-- Problem requirements --
Locate every line in the material below that has the word "matplotlib". Copy each of those lines.

-- Information provided --

======

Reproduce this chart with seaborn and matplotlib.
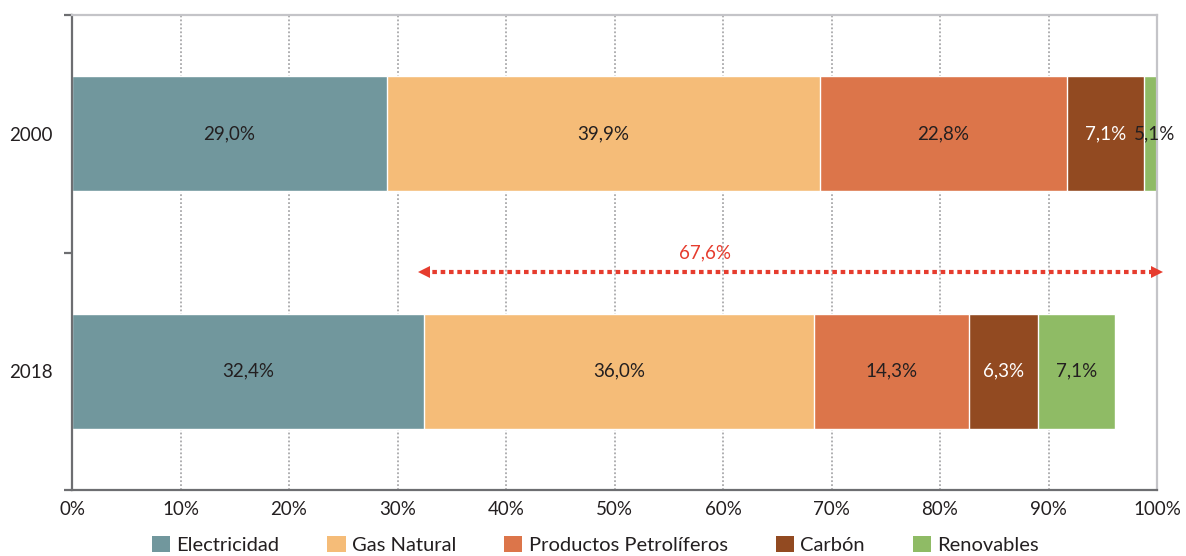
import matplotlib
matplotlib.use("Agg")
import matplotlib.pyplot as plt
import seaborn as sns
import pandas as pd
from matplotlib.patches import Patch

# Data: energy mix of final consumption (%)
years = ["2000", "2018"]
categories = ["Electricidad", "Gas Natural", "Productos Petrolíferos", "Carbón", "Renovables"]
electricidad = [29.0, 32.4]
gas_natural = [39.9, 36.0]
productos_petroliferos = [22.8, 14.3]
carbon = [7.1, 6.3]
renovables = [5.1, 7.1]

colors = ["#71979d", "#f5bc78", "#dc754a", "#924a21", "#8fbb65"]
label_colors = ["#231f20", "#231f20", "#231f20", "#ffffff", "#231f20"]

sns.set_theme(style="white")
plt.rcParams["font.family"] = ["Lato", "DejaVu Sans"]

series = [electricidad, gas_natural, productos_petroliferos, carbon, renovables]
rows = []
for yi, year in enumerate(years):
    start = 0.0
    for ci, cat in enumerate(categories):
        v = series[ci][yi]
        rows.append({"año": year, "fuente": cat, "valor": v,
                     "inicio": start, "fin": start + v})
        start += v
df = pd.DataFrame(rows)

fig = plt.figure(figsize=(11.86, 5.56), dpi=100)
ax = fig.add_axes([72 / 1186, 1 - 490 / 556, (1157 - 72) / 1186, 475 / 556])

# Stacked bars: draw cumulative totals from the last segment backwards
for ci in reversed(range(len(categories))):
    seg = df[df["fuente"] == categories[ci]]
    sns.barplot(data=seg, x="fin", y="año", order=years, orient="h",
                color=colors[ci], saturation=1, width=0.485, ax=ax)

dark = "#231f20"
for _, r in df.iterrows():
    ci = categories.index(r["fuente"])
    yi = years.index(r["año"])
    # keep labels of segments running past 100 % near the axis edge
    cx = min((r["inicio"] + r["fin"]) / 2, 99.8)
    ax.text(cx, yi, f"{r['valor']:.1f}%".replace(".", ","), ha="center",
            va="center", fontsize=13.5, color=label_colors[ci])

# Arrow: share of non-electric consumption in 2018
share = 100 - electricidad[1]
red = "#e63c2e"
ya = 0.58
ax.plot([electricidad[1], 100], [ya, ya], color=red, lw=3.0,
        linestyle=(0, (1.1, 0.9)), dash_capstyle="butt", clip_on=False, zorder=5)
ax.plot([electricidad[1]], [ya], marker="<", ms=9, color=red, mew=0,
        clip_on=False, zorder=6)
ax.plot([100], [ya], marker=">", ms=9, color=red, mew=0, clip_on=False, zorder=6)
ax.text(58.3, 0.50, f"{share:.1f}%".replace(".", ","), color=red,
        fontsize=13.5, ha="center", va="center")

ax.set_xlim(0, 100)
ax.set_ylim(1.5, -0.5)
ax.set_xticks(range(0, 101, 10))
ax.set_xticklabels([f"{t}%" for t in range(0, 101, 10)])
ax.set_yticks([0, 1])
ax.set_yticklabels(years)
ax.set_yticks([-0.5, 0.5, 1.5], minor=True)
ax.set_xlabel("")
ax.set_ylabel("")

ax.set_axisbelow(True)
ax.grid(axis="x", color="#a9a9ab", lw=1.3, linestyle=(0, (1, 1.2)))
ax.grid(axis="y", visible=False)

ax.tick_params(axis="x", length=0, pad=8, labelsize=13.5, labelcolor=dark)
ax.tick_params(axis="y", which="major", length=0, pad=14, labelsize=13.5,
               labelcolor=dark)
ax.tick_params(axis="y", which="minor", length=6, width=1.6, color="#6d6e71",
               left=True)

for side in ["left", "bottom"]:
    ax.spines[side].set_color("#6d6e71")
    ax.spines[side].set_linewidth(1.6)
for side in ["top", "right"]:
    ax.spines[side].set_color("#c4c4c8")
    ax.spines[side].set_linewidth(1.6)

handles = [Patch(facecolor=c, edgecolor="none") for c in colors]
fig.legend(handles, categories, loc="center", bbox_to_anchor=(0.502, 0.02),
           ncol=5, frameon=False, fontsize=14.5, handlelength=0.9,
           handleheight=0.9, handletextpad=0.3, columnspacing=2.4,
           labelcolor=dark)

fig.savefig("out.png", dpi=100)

======

-- Finished exercise --
Reproduce this chart with seaborn and matplotlib.
import matplotlib
matplotlib.use("Agg")
import matplotlib.pyplot as plt
from matplotlib.patches import Patch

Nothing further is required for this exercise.